WHAT NEEDS TO BE DONE:
From the first line of the listing below, retype each line up to and including the one with "C118,480 124,490 130,488"; pictures stay out.

AVAILABLE DATA:
-- START --

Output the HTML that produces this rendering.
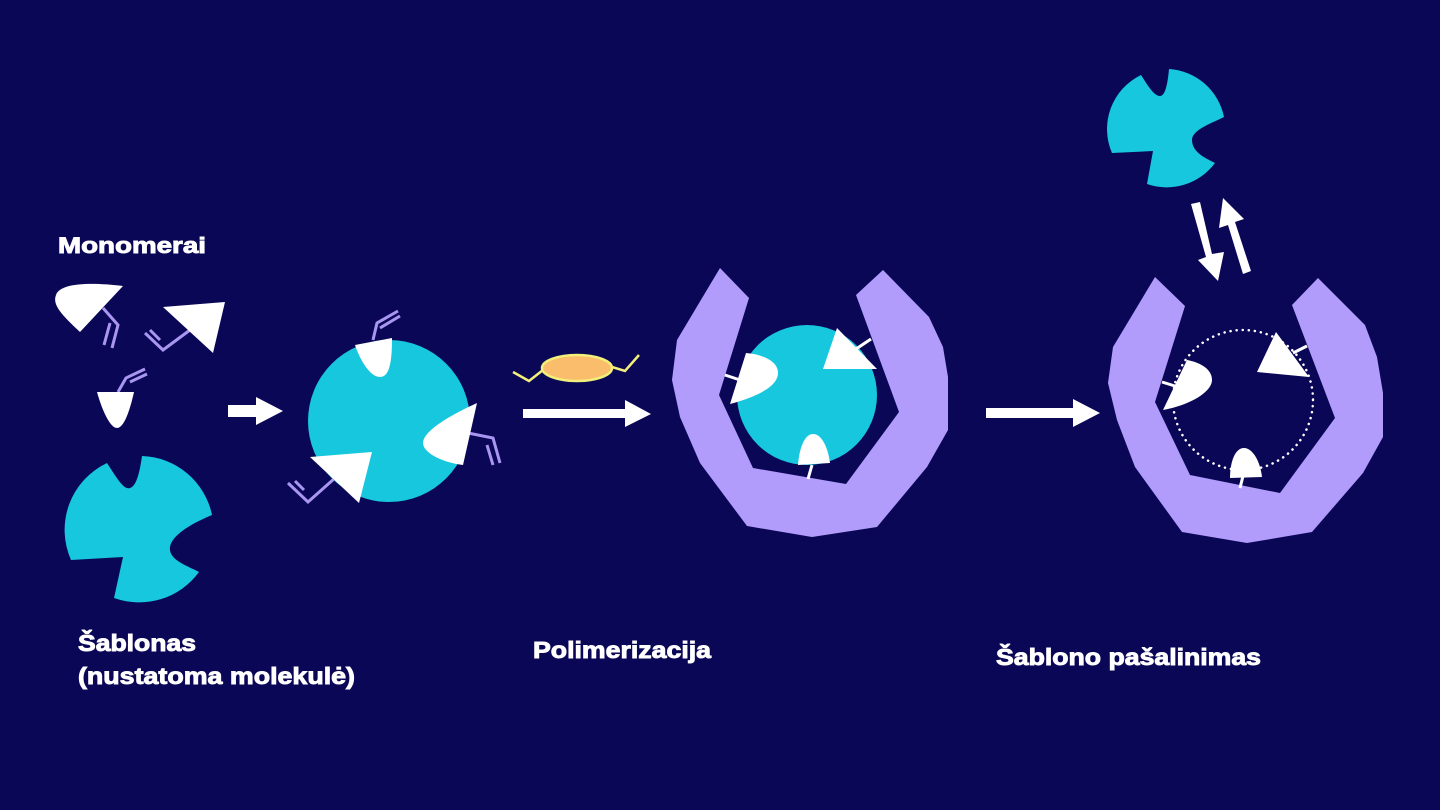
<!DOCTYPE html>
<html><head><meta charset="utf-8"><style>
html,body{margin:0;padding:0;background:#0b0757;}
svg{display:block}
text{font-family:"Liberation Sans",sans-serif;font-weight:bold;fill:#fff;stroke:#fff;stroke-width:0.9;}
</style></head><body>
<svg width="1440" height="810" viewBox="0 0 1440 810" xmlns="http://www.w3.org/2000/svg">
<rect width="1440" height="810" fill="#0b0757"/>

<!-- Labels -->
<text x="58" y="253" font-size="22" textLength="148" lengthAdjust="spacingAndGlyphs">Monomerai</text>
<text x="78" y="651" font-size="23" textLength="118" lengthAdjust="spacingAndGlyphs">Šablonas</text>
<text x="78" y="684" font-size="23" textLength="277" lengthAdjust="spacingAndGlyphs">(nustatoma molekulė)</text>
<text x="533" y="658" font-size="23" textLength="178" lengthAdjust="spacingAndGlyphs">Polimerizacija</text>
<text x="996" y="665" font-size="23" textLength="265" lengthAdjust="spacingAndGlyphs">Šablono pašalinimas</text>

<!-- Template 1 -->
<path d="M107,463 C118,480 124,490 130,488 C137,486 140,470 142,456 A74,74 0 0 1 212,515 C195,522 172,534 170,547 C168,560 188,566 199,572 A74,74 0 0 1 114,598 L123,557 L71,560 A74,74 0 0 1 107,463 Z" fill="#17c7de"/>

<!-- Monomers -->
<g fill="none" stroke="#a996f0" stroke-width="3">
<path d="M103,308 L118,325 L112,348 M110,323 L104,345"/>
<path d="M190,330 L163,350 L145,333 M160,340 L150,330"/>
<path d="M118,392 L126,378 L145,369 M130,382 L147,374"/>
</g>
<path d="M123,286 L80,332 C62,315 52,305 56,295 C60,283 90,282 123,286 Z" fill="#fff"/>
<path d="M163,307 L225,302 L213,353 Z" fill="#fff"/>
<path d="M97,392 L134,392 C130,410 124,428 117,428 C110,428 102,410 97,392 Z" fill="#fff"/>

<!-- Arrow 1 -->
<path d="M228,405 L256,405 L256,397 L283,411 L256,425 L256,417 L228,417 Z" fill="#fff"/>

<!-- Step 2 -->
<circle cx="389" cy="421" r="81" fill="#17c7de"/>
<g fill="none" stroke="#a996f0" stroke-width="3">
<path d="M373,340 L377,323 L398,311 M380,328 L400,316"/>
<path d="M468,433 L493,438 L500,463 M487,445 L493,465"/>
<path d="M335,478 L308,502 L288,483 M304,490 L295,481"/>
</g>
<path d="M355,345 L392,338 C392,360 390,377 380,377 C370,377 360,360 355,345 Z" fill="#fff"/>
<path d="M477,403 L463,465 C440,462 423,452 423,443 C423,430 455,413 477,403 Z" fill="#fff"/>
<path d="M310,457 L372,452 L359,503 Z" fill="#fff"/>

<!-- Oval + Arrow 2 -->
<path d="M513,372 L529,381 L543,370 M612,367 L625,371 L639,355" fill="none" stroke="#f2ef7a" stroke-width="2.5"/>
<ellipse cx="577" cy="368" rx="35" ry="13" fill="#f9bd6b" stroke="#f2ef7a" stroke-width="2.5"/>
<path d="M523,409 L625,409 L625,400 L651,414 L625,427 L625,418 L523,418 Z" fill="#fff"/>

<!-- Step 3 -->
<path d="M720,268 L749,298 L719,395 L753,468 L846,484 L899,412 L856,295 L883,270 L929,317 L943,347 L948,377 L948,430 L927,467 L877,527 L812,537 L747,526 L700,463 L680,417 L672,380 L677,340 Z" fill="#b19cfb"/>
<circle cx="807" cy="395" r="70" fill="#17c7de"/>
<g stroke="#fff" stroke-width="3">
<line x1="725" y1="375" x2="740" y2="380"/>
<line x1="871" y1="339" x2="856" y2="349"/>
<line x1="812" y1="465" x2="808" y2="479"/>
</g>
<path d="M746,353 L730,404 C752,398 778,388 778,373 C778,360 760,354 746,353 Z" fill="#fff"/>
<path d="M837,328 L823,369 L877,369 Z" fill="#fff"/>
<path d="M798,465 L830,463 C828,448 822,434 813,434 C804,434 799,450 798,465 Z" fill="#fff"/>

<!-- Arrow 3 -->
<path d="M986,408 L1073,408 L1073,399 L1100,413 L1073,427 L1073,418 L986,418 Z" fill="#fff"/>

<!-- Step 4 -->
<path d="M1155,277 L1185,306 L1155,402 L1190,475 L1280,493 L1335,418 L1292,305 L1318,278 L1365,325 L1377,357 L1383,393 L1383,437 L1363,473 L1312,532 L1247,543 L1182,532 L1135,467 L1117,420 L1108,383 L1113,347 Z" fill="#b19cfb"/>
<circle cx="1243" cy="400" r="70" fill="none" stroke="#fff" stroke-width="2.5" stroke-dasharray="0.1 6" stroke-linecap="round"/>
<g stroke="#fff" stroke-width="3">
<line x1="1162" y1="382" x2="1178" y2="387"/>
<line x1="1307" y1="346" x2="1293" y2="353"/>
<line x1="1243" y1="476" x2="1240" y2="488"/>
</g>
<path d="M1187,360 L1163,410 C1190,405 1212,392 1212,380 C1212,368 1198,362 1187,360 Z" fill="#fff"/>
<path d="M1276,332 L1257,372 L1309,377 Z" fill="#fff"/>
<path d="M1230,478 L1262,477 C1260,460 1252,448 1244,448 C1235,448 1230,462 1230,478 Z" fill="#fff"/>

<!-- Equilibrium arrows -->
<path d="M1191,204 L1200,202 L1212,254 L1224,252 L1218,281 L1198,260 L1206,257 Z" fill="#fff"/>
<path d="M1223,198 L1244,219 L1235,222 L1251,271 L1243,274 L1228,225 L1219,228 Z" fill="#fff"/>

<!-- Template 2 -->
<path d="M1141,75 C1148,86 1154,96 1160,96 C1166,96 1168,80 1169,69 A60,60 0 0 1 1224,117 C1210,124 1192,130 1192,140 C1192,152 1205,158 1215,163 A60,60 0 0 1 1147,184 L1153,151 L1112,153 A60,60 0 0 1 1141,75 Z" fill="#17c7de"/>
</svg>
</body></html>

-- END --

EXPECTED OUTPUT:
Output the HTML that produces this rendering.
<!DOCTYPE html>
<html><head><meta charset="utf-8"><style>
html,body{margin:0;padding:0;background:#0b0757;}
svg{display:block}
text{font-family:"Liberation Sans",sans-serif;font-weight:bold;fill:#fff;stroke:#fff;stroke-width:0.9;}
</style></head><body>
<svg width="1440" height="810" viewBox="0 0 1440 810" xmlns="http://www.w3.org/2000/svg">
<rect width="1440" height="810" fill="#0b0757"/>

<!-- Labels -->
<text x="58" y="253" font-size="22" textLength="148" lengthAdjust="spacingAndGlyphs">Monomerai</text>
<text x="78" y="651" font-size="23" textLength="118" lengthAdjust="spacingAndGlyphs">Šablonas</text>
<text x="78" y="684" font-size="23" textLength="277" lengthAdjust="spacingAndGlyphs">(nustatoma molekulė)</text>
<text x="533" y="658" font-size="23" textLength="178" lengthAdjust="spacingAndGlyphs">Polimerizacija</text>
<text x="996" y="665" font-size="23" textLength="265" lengthAdjust="spacingAndGlyphs">Šablono pašalinimas</text>

<!-- Template 1 -->
<path d="M107,463 C118,480 124,490 130,488 C137,486 140,470 142,456 A74,74 0 0 1 212,515 C195,522 172,534 170,547 C168,560 188,566 199,572 A74,74 0 0 1 114,598 L123,557 L71,560 A74,74 0 0 1 107,463 Z" fill="#17c7de"/>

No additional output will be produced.